Chinese semiconductor manufacturers and their U.S. suppliers should have seen the Biden administration’s latest export restrictions coming. It’s possible they did. The question is whether they’re prepared.
Years ago, the Trump administration sent the first shot across the bow, first cutting off Huawei from advanced chips and later successfully pressing the Dutch government to bar the sale of EUV lithography machines made by Netherlands-based ASML to leading Chinese semiconductor firm SMIC.

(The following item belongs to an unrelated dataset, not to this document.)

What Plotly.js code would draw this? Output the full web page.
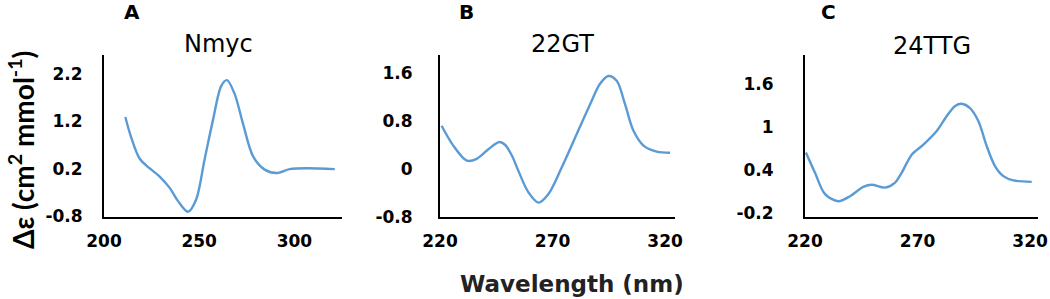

The EUV ban kept SMIC and, by association, China, from getting a chance at producing leading-edge chips with smaller transistors. Smaller transistors make for faster, more energy-efficient chips, and there were concerns that EUV-made Chinese chips would have facilitated myriad military and surveillance applications, including hypersonic missiles and AI-powered video and cyber monitoring tools.

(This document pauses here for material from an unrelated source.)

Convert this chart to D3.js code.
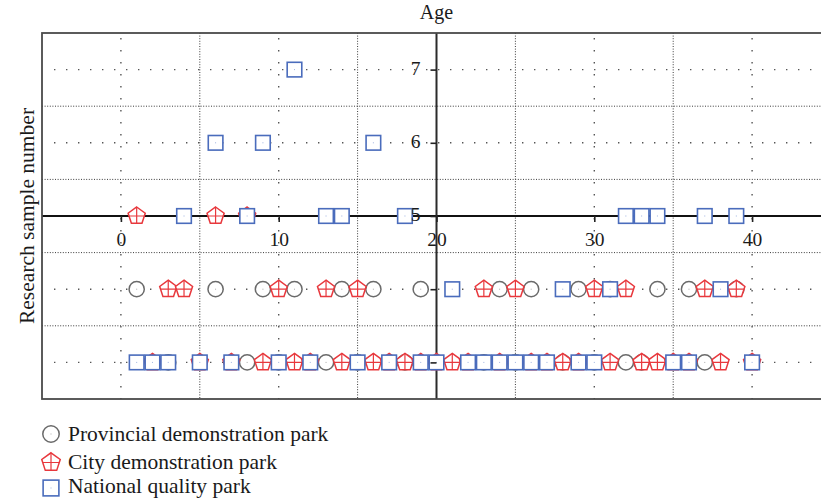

Though SMIC said it could produce chips that were similar to some of its competitors’ second-best designs, the yields were reportedly atrocious. Without EUV, the process was unlikely to be profitable anytime soon.
China is likely trying to develop its own version, but it’ll be a long road. Even if Chinese companies could get their hands on EUV and related technologies, whether through espionage or some other means, they still would have to duplicate ASML’s global supply chain of more than 5,000 suppliers, some of which are the only ones that have the expertise to make those specific parts.